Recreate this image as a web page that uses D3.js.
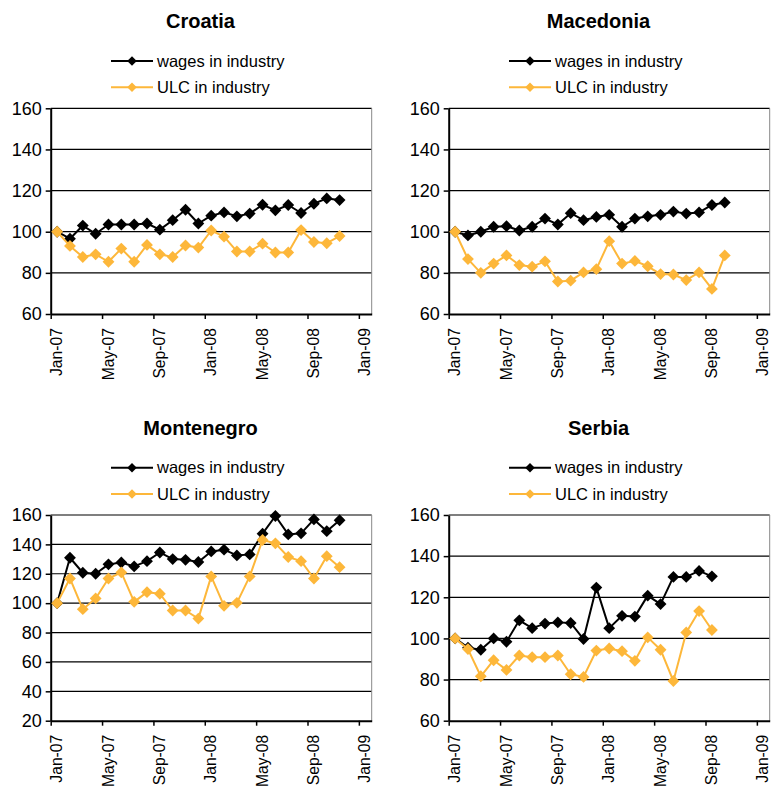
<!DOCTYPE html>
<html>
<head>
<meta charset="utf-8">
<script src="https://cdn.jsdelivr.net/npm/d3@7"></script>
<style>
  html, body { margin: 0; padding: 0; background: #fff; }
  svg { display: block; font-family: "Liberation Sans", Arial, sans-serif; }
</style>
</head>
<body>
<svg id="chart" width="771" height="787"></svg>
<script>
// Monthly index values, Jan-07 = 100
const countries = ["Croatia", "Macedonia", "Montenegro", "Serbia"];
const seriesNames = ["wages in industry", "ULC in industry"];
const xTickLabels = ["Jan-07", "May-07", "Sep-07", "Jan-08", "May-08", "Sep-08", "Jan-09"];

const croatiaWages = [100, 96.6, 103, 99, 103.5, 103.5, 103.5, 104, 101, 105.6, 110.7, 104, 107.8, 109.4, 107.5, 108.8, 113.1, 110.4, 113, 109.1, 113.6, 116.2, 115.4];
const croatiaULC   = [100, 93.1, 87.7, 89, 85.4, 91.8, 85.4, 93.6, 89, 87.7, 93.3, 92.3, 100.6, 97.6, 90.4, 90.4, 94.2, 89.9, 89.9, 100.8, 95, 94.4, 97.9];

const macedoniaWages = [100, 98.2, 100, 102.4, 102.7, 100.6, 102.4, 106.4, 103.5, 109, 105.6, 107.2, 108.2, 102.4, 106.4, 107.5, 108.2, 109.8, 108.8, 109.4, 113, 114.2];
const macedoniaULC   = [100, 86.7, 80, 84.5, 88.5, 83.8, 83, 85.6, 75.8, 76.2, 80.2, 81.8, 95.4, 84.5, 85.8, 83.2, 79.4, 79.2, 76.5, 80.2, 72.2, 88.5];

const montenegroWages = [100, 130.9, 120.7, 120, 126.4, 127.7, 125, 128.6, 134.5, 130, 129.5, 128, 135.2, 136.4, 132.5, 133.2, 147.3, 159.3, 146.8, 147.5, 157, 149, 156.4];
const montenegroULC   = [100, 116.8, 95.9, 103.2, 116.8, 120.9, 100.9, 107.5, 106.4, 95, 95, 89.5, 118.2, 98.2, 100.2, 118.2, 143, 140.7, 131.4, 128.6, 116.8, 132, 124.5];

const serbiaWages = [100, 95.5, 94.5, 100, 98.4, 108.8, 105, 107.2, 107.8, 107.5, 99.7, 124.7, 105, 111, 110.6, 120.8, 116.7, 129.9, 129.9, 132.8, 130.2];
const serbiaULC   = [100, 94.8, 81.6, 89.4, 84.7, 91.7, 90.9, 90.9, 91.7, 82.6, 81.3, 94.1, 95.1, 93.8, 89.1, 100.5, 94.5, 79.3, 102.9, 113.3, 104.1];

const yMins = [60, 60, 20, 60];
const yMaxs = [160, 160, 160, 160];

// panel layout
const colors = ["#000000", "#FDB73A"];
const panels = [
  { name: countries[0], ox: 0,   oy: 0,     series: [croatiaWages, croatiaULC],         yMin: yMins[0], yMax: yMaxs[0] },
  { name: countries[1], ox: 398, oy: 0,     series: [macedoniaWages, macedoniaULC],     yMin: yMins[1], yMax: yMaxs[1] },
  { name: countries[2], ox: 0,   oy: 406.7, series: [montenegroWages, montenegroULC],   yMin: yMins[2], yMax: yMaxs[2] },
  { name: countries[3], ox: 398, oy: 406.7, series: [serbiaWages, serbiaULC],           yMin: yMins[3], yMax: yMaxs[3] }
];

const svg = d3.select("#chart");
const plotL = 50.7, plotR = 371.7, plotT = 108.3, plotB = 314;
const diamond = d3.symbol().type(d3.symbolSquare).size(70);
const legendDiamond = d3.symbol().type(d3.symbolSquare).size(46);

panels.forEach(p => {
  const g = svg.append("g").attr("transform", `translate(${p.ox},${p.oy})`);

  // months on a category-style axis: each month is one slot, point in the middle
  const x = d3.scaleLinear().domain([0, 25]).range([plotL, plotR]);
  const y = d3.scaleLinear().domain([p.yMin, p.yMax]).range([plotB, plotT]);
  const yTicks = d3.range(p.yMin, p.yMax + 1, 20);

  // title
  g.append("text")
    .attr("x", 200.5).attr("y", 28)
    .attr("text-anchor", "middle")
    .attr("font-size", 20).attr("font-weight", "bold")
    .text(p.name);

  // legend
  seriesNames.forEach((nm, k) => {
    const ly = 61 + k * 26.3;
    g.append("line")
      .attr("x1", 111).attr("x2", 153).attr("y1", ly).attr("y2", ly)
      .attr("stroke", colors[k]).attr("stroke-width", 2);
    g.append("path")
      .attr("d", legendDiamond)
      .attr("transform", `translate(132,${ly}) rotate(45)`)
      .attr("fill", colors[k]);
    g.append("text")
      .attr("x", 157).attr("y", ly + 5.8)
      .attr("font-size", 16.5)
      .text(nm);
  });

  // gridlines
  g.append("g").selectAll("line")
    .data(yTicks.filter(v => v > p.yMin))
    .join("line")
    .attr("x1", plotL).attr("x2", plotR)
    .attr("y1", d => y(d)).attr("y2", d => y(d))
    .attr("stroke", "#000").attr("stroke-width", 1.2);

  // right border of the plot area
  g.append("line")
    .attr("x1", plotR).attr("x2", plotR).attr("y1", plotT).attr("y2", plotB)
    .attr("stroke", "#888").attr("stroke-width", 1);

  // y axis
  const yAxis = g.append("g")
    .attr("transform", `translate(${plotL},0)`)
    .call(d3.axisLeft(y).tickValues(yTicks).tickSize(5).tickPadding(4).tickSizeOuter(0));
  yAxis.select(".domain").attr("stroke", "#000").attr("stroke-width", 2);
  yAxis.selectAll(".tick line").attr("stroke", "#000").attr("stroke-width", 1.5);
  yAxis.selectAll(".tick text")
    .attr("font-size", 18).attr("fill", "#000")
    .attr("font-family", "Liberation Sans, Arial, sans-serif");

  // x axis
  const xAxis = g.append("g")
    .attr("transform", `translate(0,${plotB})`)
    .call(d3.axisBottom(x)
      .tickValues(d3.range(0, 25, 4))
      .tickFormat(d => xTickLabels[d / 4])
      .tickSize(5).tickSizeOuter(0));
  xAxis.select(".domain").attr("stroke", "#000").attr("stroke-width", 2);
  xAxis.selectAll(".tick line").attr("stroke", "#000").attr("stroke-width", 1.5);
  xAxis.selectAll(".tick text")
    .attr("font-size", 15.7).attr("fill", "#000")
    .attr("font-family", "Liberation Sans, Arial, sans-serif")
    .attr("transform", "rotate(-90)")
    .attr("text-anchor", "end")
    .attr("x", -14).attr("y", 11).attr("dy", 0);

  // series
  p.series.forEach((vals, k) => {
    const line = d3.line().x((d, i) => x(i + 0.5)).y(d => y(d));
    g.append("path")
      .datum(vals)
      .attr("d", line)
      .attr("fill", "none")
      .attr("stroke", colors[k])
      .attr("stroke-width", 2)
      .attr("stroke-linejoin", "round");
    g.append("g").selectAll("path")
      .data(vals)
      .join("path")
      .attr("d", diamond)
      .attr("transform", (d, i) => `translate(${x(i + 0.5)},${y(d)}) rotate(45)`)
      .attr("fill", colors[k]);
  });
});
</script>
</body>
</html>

....

• [DIRECTIONS]
Without including any picture, repeat the data exactly.

• [SOLUTION]
Recreate this image as a web page that uses D3.js.
<!DOCTYPE html>
<html>
<head>
<meta charset="utf-8">
<script src="https://cdn.jsdelivr.net/npm/d3@7"></script>
<style>
  html, body { margin: 0; padding: 0; background: #fff; }
  svg { display: block; font-family: "Liberation Sans", Arial, sans-serif; }
</style>
</head>
<body>
<svg id="chart" width="771" height="787"></svg>
<script>
// Monthly index values, Jan-07 = 100
const countries = ["Croatia", "Macedonia", "Montenegro", "Serbia"];
const seriesNames = ["wages in industry", "ULC in industry"];
const xTickLabels = ["Jan-07", "May-07", "Sep-07", "Jan-08", "May-08", "Sep-08", "Jan-09"];

const croatiaWages = [100, 96.6, 103, 99, 103.5, 103.5, 103.5, 104, 101, 105.6, 110.7, 104, 107.8, 109.4, 107.5, 108.8, 113.1, 110.4, 113, 109.1, 113.6, 116.2, 115.4];
const croatiaULC   = [100, 93.1, 87.7, 89, 85.4, 91.8, 85.4, 93.6, 89, 87.7, 93.3, 92.3, 100.6, 97.6, 90.4, 90.4, 94.2, 89.9, 89.9, 100.8, 95, 94.4, 97.9];

const macedoniaWages = [100, 98.2, 100, 102.4, 102.7, 100.6, 102.4, 106.4, 103.5, 109, 105.6, 107.2, 108.2, 102.4, 106.4, 107.5, 108.2, 109.8, 108.8, 109.4, 113, 114.2];
const macedoniaULC   = [100, 86.7, 80, 84.5, 88.5, 83.8, 83, 85.6, 75.8, 76.2, 80.2, 81.8, 95.4, 84.5, 85.8, 83.2, 79.4, 79.2, 76.5, 80.2, 72.2, 88.5];

const montenegroWages = [100, 130.9, 120.7, 120, 126.4, 127.7, 125, 128.6, 134.5, 130, 129.5, 128, 135.2, 136.4, 132.5, 133.2, 147.3, 159.3, 146.8, 147.5, 157, 149, 156.4];
const montenegroULC   = [100, 116.8, 95.9, 103.2, 116.8, 120.9, 100.9, 107.5, 106.4, 95, 95, 89.5, 118.2, 98.2, 100.2, 118.2, 143, 140.7, 131.4, 128.6, 116.8, 132, 124.5];

const serbiaWages = [100, 95.5, 94.5, 100, 98.4, 108.8, 105, 107.2, 107.8, 107.5, 99.7, 124.7, 105, 111, 110.6, 120.8, 116.7, 129.9, 129.9, 132.8, 130.2];
const serbiaULC   = [100, 94.8, 81.6, 89.4, 84.7, 91.7, 90.9, 90.9, 91.7, 82.6, 81.3, 94.1, 95.1, 93.8, 89.1, 100.5, 94.5, 79.3, 102.9, 113.3, 104.1];

const yMins = [60, 60, 20, 60];
const yMaxs = [160, 160, 160, 160];

// panel layout
const colors = ["#000000", "#FDB73A"];
const panels = [
  { name: countries[0], ox: 0,   oy: 0,     series: [croatiaWages, croatiaULC],         yMin: yMins[0], yMax: yMaxs[0] },
  { name: countries[1], ox: 398, oy: 0,     series: [macedoniaWages, macedoniaULC],     yMin: yMins[1], yMax: yMaxs[1] },
  { name: countries[2], ox: 0,   oy: 406.7, series: [montenegroWages, montenegroULC],   yMin: yMins[2], yMax: yMaxs[2] },
  { name: countries[3], ox: 398, oy: 406.7, series: [serbiaWages, serbiaULC],           yMin: yMins[3], yMax: yMaxs[3] }
];

const svg = d3.select("#chart");
const plotL = 50.7, plotR = 371.7, plotT = 108.3, plotB = 314;
const diamond = d3.symbol().type(d3.symbolSquare).size(70);
const legendDiamond = d3.symbol().type(d3.symbolSquare).size(46);

panels.forEach(p => {
  const g = svg.append("g").attr("transform", `translate(${p.ox},${p.oy})`);

  // months on a category-style axis: each month is one slot, point in the middle
  const x = d3.scaleLinear().domain([0, 25]).range([plotL, plotR]);
  const y = d3.scaleLinear().domain([p.yMin, p.yMax]).range([plotB, plotT]);
  const yTicks = d3.range(p.yMin, p.yMax + 1, 20);

  // title
  g.append("text")
    .attr("x", 200.5).attr("y", 28)
    .attr("text-anchor", "middle")
    .attr("font-size", 20).attr("font-weight", "bold")
    .text(p.name);

  // legend
  seriesNames.forEach((nm, k) => {
    const ly = 61 + k * 26.3;
    g.append("line")
      .attr("x1", 111).attr("x2", 153).attr("y1", ly).attr("y2", ly)
      .attr("stroke", colors[k]).attr("stroke-width", 2);
    g.append("path")
      .attr("d", legendDiamond)
      .attr("transform", `translate(132,${ly}) rotate(45)`)
      .attr("fill", colors[k]);
    g.append("text")
      .attr("x", 157).attr("y", ly + 5.8)
      .attr("font-size", 16.5)
      .text(nm);
  });

  // gridlines
  g.append("g").selectAll("line")
    .data(yTicks.filter(v => v > p.yMin))
    .join("line")
    .attr("x1", plotL).attr("x2", plotR)
    .attr("y1", d => y(d)).attr("y2", d => y(d))
    .attr("stroke", "#000").attr("stroke-width", 1.2);

  // right border of the plot area
  g.append("line")
    .attr("x1", plotR).attr("x2", plotR).attr("y1", plotT).attr("y2", plotB)
    .attr("stroke", "#888").attr("stroke-width", 1);

  // y axis
  const yAxis = g.append("g")
    .attr("transform", `translate(${plotL},0)`)
    .call(d3.axisLeft(y).tickValues(yTicks).tickSize(5).tickPadding(4).tickSizeOuter(0));
  yAxis.select(".domain").attr("stroke", "#000").attr("stroke-width", 2);
  yAxis.selectAll(".tick line").attr("stroke", "#000").attr("stroke-width", 1.5);
  yAxis.selectAll(".tick text")
    .attr("font-size", 18).attr("fill", "#000")
    .attr("font-family", "Liberation Sans, Arial, sans-serif");

  // x axis
  const xAxis = g.append("g")
    .attr("transform", `translate(0,${plotB})`)
    .call(d3.axisBottom(x)
      .tickValues(d3.range(0, 25, 4))
      .tickFormat(d => xTickLabels[d / 4])
      .tickSize(5).tickSizeOuter(0));
  xAxis.select(".domain").attr("stroke", "#000").attr("stroke-width", 2);
  xAxis.selectAll(".tick line").attr("stroke", "#000").attr("stroke-width", 1.5);
  xAxis.selectAll(".tick text")
    .attr("font-size", 15.7).attr("fill", "#000")
    .attr("font-family", "Liberation Sans, Arial, sans-serif")
    .attr("transform", "rotate(-90)")
    .attr("text-anchor", "end")
    .attr("x", -14).attr("y", 11).attr("dy", 0);

  // series
  p.series.forEach((vals, k) => {
    const line = d3.line().x((d, i) => x(i + 0.5)).y(d => y(d));
    g.append("path")
      .datum(vals)
      .attr("d", line)
      .attr("fill", "none")
      .attr("stroke", colors[k])
      .attr("stroke-width", 2)
      .attr("stroke-linejoin", "round");
    g.append("g").selectAll("path")
      .data(vals)
      .join("path")
      .attr("d", diamond)
      .attr("transform", (d, i) => `translate(${x(i + 0.5)},${y(d)}) rotate(45)`)
      .attr("fill", colors[k]);
  });
});
</script>
</body>
</html>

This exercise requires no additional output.